No one else has ever commented or picked up on that cause when you present it, that’s the way it is and people just connect with it or they don’t. But you have to. Same goes for a picture. Still with the imperfections: I don’t even call things that, like whatever they are.

Because, what is perfection?

That’s the bigger question, even in society. We’re really questioning society in many aspects at the moment, and what we’ve been fed with most of this bullshit, and we’re all waking up to the realisation that we’ve just played a part in this horrible game that’s been going on for a long time and it’s designed to control us, designed to manipulate us, designed to make us who we are so we buy things, buy into ideas and concepts that are bad for us.
So we never get over the initial stage of being traumatised. A trauma from a young age that we’re not even aware of. That’s how we’ve been designed to be so we can never fully experience self greatness, we can never feel self-power because we’re kept in this lower octave.

And that’s how you find ways to transcend. We’re all looking for ways to come into our own power, and power has a negative connotation to it as well. It doesn’t have to be. It’s self love. You love yourself, do you? It’s the greatest power in the most positive sense you can have. Without it you have nothing and society is really playing on those insecurities, because what happens when we become powerful? We then come together, collectively, this is what they fear.

I can’t answer that. But speaking of collectives, just yesterday, when I travelled to London and passed the border, I thought that I took the ‘free’ border for granted all those times.

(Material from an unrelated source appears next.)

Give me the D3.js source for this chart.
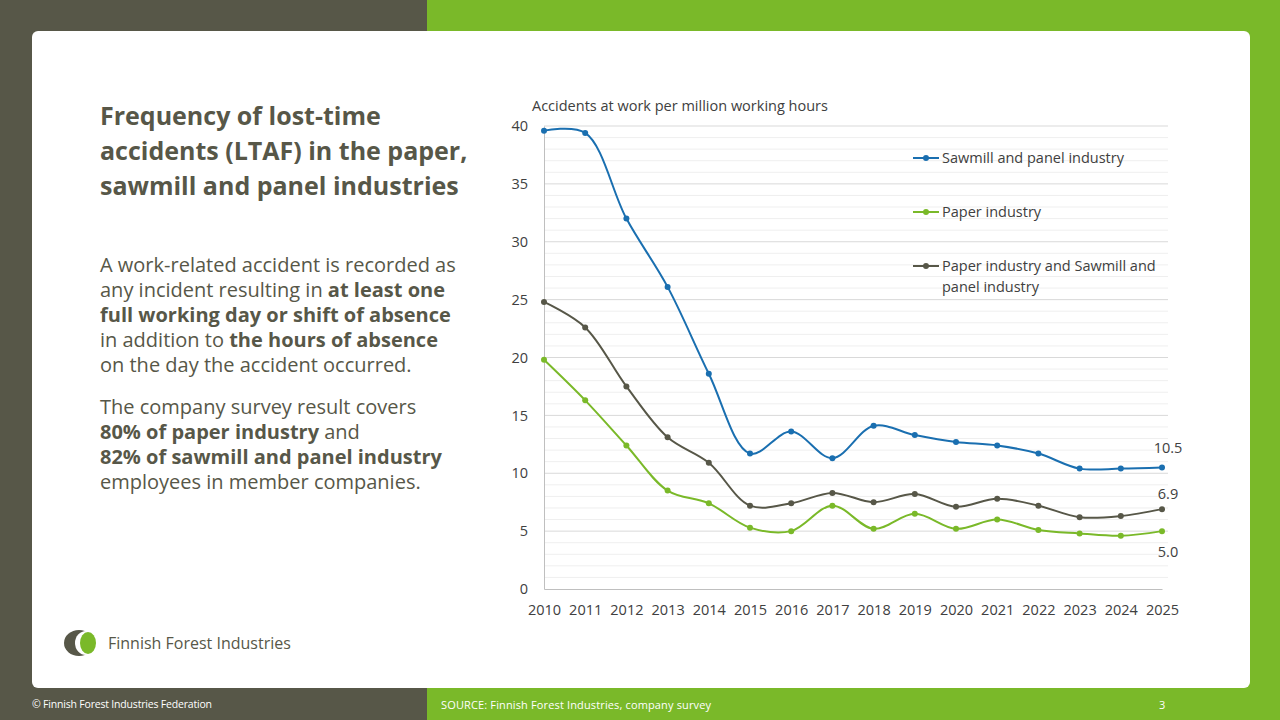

As a musician as well, whenever I play outside the EU I have to pay to prove that I’m not bringing in my equipment to sell. So what happens so someone who’s just starting, who plays anywhere outside the UK now if it’s not in the EU anymore? You can’t do it. It’s another form of control. Money is energy. If you can control energy and accessibility, then you’re winning, right?

In Germany you also have to pay around 100€ when you wanna get married.

What are you paying for?

Exactly, it’s the same with the ATM machines, you’re paying to get your own money? What is the concept?

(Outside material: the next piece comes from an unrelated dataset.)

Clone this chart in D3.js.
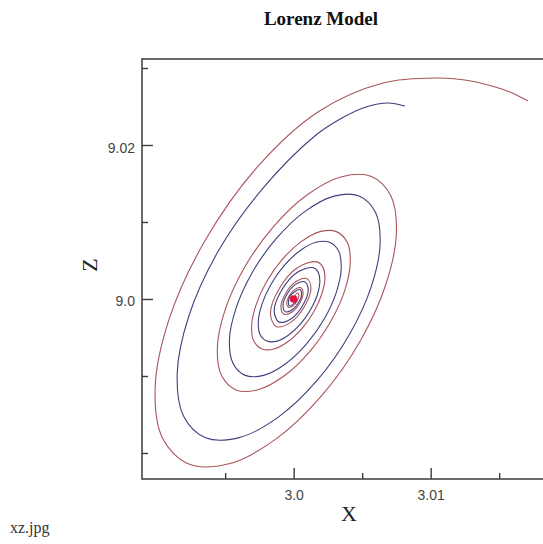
<!DOCTYPE html>
<html>
<head>
<meta charset="utf-8">
<script src="https://cdn.jsdelivr.net/npm/d3@7"></script>
<style>
  body { margin: 0; background: #fff; }
  #chart { width: 543px; height: 544px; }
</style>
</head>
<body>
<div id="chart"></div>
<script>
// trajectory: x and z, red run then blue run
const redX = [
  3.01710, 3.01579, 3.01447, 3.01250, 3.01046, 3.00652, 3.00177, 2.99726, 2.99347, 2.99091,
  2.98989, 2.99042, 2.99235, 2.99527, 2.99867, 3.00203, 3.00485, 3.00674, 3.00750, 3.00710,
  3.00568, 3.00351, 3.00099, 2.99850, 2.99640, 2.99499, 2.99443, 2.99473, 2.99579, 2.99739,
  2.99927, 3.00112, 3.00267, 3.00372, 3.00413, 3.00391, 3.00312, 3.00193, 3.00055, 2.99917,
  2.99802, 2.99725, 2.99693, 2.99709, 2.99768, 2.99857, 2.99960, 3.00061, 3.00147, 3.00204,
  3.00228, 3.00215, 3.00172, 3.00030, 2.99891, 2.99831, 2.99872, 2.99978, 3.00081, 3.00126,
  3.00095, 3.00017, 2.99940, 2.99907, 2.99930, 2.99988, 3.00045, 3.00069, 3.00052, 3.00009,
  2.99967, 2.99949, 2.99961, 2.99993, 3.00025, 3.00038, 3.00028, 3.00000
];
const redZ = [
  9.02571, 9.02688, 9.02766, 9.02844, 9.02870, 9.02805, 9.02429, 9.01696, 9.00739, 8.99738,
  8.98851, 8.98196, 8.97856, 8.97859, 8.98177, 8.98742, 8.99452, 9.00195, 9.00853, 9.01338,
  9.01591, 9.01588, 9.01353, 9.00934, 9.00406, 8.99856, 8.99368, 8.99008, 8.98819, 8.98821,
  8.98996, 8.99307, 8.99699, 9.00106, 9.00469, 9.00736, 9.00875, 9.00875, 9.00745, 9.00514,
  9.00223, 8.99921, 8.99652, 8.99453, 8.99351, 8.99351, 8.99447, 8.99618, 8.99834, 9.00058,
  9.00258, 9.00405, 9.00482, 9.00410, 9.00123, 8.99808, 8.99643, 8.99696, 8.99909, 9.00143,
  9.00265, 9.00226, 9.00068, 8.99895, 8.99803, 8.99832, 8.99949, 9.00078, 9.00147, 9.00125,
  9.00038, 8.99942, 8.99892, 8.99908, 8.99973, 9.00043, 9.00081, 9.00000
];
const blueX = [
  3.00812, 3.00688, 3.00528, 3.00353, 3.00163, 2.99770, 2.99450, 2.99235, 2.99150, 2.99195,
  2.99357, 2.99602, 2.99888, 3.00171, 3.00407, 3.00567, 3.00631, 3.00597, 3.00477, 3.00296,
  3.00083, 2.99874, 2.99697, 2.99579, 2.99531, 2.99557, 2.99646, 2.99781, 2.99939, 3.00094,
  3.00225, 3.00312, 3.00347, 3.00329, 3.00263, 3.00163, 3.00046, 2.99930, 2.99834, 2.99769,
  2.99742, 2.99755, 2.99805, 2.99880, 2.99966, 3.00052, 3.00123, 3.00172, 3.00191, 3.00181,
  3.00145, 3.00025, 2.99909, 2.99858, 2.99893, 2.99982, 3.00068, 3.00106, 3.00080, 3.00014,
  2.99950, 2.99922, 2.99941, 2.99990, 3.00037, 3.00058, 3.00044, 2.99972, 2.99967, 3.00021,
  3.00000
];
const blueZ = [
  9.02506, 9.02545, 9.02494, 9.02351, 9.02130, 9.01426, 9.00622, 8.99779, 8.99034, 8.98483,
  8.98197, 8.98199, 8.98466, 8.98942, 8.99539, 9.00164, 9.00718, 9.01125, 9.01338, 9.01336,
  9.01138, 9.00786, 9.00342, 8.99879, 8.99468, 8.99165, 8.99008, 8.99008, 8.99156, 8.99417,
  8.99747, 9.00090, 9.00395, 9.00619, 9.00736, 9.00736, 9.00627, 9.00432, 9.00188, 8.99934,
  8.99708, 8.99540, 8.99453, 8.99453, 8.99535, 8.99679, 8.99860, 9.00049, 9.00217, 9.00340,
  9.00405, 9.00345, 9.00104, 8.99839, 8.99700, 8.99744, 8.99923, 9.00121, 9.00223, 9.00190,
  9.00057, 8.99912, 8.99834, 8.99860, 8.99957, 9.00065, 9.00123, 9.00031, 8.99909, 8.99977,
  9.00000
];
const fixedPoint = [3.0, 9.0];

const xMajorTicks = [3.0, 3.01];
const xMajorLabels = ['3.0', '3.01'];
const xMinorTicks = [2.995, 3.005, 3.015];
const zMajorTicks = [9.0, 9.02];
const zMajorLabels = ['9.0', '9.02'];
const zMinorTicks = [8.98, 8.99, 9.01, 9.03];

const W = 543, H = 544;
const box = { left: 142, top: 59, right: 560, bottom: 479 };

const svg = d3.select('#chart').append('svg')
  .attr('width', W)
  .attr('height', H)
  .style('display', 'block');

const x = d3.scaleLinear().domain([2.98893, 3.01944]).range([box.left, box.right]);
const z = d3.scaleLinear().domain([8.97662, 9.03117]).range([box.bottom, box.top]);

svg.append('defs').append('clipPath').attr('id', 'plot')
  .append('rect')
  .attr('x', box.left).attr('y', box.top)
  .attr('width', box.right - box.left).attr('height', box.bottom - box.top);

const line = d3.line()
  .x(d => x(d[0]))
  .y(d => z(d[1]))
  .curve(d3.curveCatmullRom.alpha(0.5));

const curves = svg.append('g').attr('clip-path', 'url(#plot)');

curves.append('path')
  .datum(redX.map((v, i) => [v, redZ[i]]))
  .attr('d', line)
  .attr('fill', 'none')
  .attr('stroke', '#a9545a')
  .attr('stroke-width', 1.1);

curves.append('path')
  .datum(blueX.map((v, i) => [v, blueZ[i]]))
  .attr('d', line)
  .attr('fill', 'none')
  .attr('stroke', '#3f3f7e')
  .attr('stroke-width', 1.1);

curves.append('circle')
  .attr('cx', x(fixedPoint[0]))
  .attr('cy', z(fixedPoint[1]))
  .attr('r', 3.8)
  .attr('fill', '#e3103c');

// frame
svg.append('rect')
  .attr('x', box.left).attr('y', box.top)
  .attr('width', box.right - box.left).attr('height', box.bottom - box.top)
  .attr('fill', 'none')
  .attr('stroke', '#3a3a3a')
  .attr('stroke-width', 1.5);

function styleAxis(g) {
  g.select('.domain').remove();
  g.selectAll('.tick line').attr('stroke', '#3a3a3a').attr('stroke-width', 1.4);
  g.selectAll('.tick text')
    .attr('fill', '#444')
    .style('font-family', '"Liberation Sans", Arial, sans-serif')
    .style('font-size', '14px');
}

svg.append('g')
  .attr('transform', `translate(0,${box.bottom})`)
  .call(d3.axisBottom(x).tickValues(xMajorTicks).tickSize(-11).tickPadding(8)
    .tickFormat((d, i) => xMajorLabels[i]))
  .call(styleAxis)
  .selectAll('.tick text').attr('dy', '0.95em');

svg.append('g')
  .attr('transform', `translate(0,${box.bottom})`)
  .call(d3.axisBottom(x).tickValues(xMinorTicks).tickSize(-6).tickFormat(''))
  .call(styleAxis);

svg.append('g')
  .attr('transform', `translate(${box.left},0)`)
  .call(d3.axisLeft(z).tickValues(zMajorTicks).tickSize(-11).tickPadding(7)
    .tickFormat((d, i) => zMajorLabels[i]))
  .call(styleAxis)
  .selectAll('.tick text').attr('dy', '0.5em');

svg.append('g')
  .attr('transform', `translate(${box.left},0)`)
  .call(d3.axisLeft(z).tickValues(zMinorTicks).tickSize(-6).tickFormat(''))
  .call(styleAxis);

// titles
svg.append('text')
  .attr('x', 321).attr('y', 25)
  .attr('text-anchor', 'middle')
  .style('font-family', '"Liberation Serif", "Times New Roman", serif')
  .style('font-weight', 'bold')
  .style('font-size', '19px')
  .attr('fill', '#111')
  .text('Lorenz Model');

svg.append('text')
  .attr('x', 349).attr('y', 521)
  .attr('text-anchor', 'middle')
  .style('font-family', '"Liberation Serif", "Times New Roman", serif')
  .style('font-size', '22px')
  .attr('fill', '#222')
  .text('X');

svg.append('text')
  .attr('transform', 'translate(97,265) rotate(-90)')
  .attr('text-anchor', 'middle')
  .style('font-family', '"Liberation Serif", "Times New Roman", serif')
  .style('font-size', '22px')
  .attr('fill', '#222')
  .text('Z');

svg.append('text')
  .attr('x', 10).attr('y', 533)
  .style('font-family', '"Liberation Serif", "Times New Roman", serif')
  .style('font-size', '16px')
  .attr('fill', '#333')
  .text('xz.jpg');
</script>
</body>
</html>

We need people to start questioning the madness that we’ve been fed by our parents, our grandparents. It goes beyond that , it’s like ancestral trauma, pain and conditioning. I think this generation is trying to undo it and right now it feels like we’ve been sleeping in a cocoon.

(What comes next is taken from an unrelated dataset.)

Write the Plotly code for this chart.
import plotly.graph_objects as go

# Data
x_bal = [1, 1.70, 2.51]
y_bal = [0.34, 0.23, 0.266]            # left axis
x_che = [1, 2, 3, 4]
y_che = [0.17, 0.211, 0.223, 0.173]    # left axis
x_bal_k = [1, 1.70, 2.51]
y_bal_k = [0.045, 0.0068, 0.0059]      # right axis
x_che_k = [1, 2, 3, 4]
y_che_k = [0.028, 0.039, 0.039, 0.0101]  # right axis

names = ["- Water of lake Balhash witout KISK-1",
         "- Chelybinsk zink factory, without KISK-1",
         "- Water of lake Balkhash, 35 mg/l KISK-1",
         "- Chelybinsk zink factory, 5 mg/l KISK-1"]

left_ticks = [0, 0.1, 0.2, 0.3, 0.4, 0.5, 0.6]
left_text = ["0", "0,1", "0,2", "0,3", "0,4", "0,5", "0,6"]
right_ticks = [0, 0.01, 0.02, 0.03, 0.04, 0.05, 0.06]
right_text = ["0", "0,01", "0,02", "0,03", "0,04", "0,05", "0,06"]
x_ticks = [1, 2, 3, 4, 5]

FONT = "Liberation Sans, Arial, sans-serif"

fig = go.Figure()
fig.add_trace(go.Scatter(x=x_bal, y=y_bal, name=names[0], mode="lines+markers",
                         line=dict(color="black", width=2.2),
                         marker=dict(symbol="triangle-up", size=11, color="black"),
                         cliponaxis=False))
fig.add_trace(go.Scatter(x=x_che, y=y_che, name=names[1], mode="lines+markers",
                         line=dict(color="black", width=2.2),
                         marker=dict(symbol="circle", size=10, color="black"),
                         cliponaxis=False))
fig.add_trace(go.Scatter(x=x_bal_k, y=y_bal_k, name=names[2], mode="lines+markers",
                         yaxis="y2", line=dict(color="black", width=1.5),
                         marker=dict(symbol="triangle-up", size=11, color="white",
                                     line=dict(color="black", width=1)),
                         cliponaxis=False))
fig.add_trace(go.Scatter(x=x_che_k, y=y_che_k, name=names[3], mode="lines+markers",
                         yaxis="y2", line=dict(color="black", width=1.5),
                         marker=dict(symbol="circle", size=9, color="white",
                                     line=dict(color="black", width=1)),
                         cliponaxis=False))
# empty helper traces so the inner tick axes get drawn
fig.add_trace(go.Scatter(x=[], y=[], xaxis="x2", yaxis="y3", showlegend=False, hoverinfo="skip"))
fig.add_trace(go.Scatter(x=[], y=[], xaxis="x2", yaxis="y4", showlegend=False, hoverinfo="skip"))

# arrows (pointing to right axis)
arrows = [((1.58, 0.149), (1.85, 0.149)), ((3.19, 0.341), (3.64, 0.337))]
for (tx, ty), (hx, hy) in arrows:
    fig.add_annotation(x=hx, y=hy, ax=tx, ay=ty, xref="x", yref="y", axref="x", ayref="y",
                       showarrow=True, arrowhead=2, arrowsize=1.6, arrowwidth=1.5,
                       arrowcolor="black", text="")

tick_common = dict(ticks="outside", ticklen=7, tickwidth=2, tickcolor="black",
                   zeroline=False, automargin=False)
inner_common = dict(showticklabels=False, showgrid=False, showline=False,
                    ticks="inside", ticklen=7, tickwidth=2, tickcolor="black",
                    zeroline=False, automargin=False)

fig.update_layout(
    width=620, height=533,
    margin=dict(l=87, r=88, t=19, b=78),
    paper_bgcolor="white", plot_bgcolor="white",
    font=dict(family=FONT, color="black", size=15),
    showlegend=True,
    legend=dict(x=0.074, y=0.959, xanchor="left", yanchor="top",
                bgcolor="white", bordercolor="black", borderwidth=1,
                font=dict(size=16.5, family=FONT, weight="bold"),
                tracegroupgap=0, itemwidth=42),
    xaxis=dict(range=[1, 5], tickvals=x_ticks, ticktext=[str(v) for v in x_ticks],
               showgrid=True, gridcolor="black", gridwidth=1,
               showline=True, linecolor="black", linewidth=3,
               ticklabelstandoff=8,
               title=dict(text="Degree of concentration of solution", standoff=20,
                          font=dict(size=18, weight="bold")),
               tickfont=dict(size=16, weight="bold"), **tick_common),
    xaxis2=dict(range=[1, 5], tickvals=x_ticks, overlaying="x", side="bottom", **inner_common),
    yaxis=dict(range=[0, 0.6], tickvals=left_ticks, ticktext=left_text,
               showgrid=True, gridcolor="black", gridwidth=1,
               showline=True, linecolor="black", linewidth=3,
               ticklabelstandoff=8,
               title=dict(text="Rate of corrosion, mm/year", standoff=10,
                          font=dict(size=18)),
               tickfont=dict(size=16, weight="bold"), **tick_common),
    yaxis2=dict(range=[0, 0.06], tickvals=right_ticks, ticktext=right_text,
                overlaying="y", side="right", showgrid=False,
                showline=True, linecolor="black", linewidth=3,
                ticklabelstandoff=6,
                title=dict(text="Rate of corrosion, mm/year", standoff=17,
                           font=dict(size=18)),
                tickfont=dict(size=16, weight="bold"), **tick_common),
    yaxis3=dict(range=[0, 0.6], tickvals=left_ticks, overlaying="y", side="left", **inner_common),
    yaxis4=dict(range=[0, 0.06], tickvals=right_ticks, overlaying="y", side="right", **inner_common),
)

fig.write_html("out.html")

I can understand that it might be scary for someone that the world is changing so fast and so much, so the people want to hear something very easy that they understand and agree on, like ‘Make America Great Again.’

When was it great? Tell me when, and tell me why it was great and who did it benefit?

They don’t question it. It seems like some people just want to paint a black and white picture in a world that gets more complex every day.

Every day! We’re literally on one planet together in a universe. We don’t know if there’s any other life forms. We created the borders, we created the divisions and it’s all controlled. I think the most important things is this idea of collective consciousness and we’re realising that what I do affects you, what you do affects me. Everything is rippling, everything is affecting everything else.

Through the internet and the media we have access to a bigger, more complex picture.

But again, it’s the people who are fearful of change who are voting in these people, as their last-ditch attempt. Obviously our generation has access to way more information, whether it’s starting to be censored or not. We’ve been exposed to way more. Yet, lot of people are so controlled by the media and there are people who even if they knew the facts wouldn’t change, because it doesn’t benefit them. But that’s another topic.

You can choose the news outlet that you want to get your news from and what you want to believe in.

Same thing with Facebook. They keep you in a bubble, but at least we know now. There is more room to debate because we’re just aware of the algorithm now. It comes back to your own choice. Do you want another truth or not? And we had the conversation with people who think differently who are left to understand where it comes from. Take the whole debate about men, women, feminism all the stuff. We need men on our side, and not alienate them from the conversation.

Of course you can rage and you can cry for what has been done to you as a woman and the pain that goes back generations. Yet, at the same time, I can say I know wonderful men who understand that women becoming equal benefits them, there is less pain for them in that situation. Sorry we’re not talking about my music here..

No worries. I love conversations that take another route. Do you still have the time to be a record nerd?

Honestly, I’m not being a record nerd so much and I miss it. Working at the record store grounds me, so I do just one Sunday shift every few months or once a month if I can. I drink my coffee, listen to records and I feel myself getting excited about music again.

It’s great you’re saying this, perhaps others might be happy that they don’t have to go back to do a normal job.

I see the benefits of it for me and I remember thinking when I worked full time it was 45 hours a week, 9 hours a day. You also have to get there, you have to get back. Then you’re trying to write songs about that. I don’t know how I did it but I’ve always worked very hard and that set me up. 

The music industry, it’s literally nonstop. I’m one person, and yes I have a good team and people around me, but I’m the person because I care about that, the executive decisions, the decision making, about everything. We’re talking about contracts, we’re talking about the album. I’ve got the shows, I’ve got to DJ and I’ve got to practise… there’s so many elements and if I don’t delete the Gmail app from my phone when I’m on holiday, which is been like literally once in 2 and a half years, then I don’t switch off.

Again, self-love, self-care, self-value, it feeds all back into the same loop, no matter who you are and what you’re doing. Recently, I’ve come to realise that I’m needing to not value myself on outward achievements and my work ethic. That’s the trap. I come from a family with a strong work ethic, and I know how to work, but that's just another form of capitalism as well. 

It’s like we’re becoming robots! We don’t even need AI. Without music, without all the suffering, without all this technology, who am I without that? That’s confronting, and that’s what I’ve been working with a little bit. It’s not easy sometimes but it’s so necessary.

I came across your album at the end of last year, sometime during those magical days in between Christmas and New Years Eve. I took one week off, put it in our CD player and it kept playing on repeat.

People keep saying that they play my album on repeat, and I feel that’s an achievement. People’s attention span, including my own, is very short these days. I think that’s because I get caught so easily that I do use these little tricks in production, meaning that the brain doesn’t quite catch on to certain things in that first go, but it might hear it in the second.

‘In Rainbows’ by Radiohead has certain production techniques I use to keep myself wanting to listen to this song, so it hopefully translates to other people. It makes me so happy, every single person and I’m not just saying it. I never take it for granted coming from that DIY-background.

Thank you, Kelly, for being part of THE WASTED HOUR.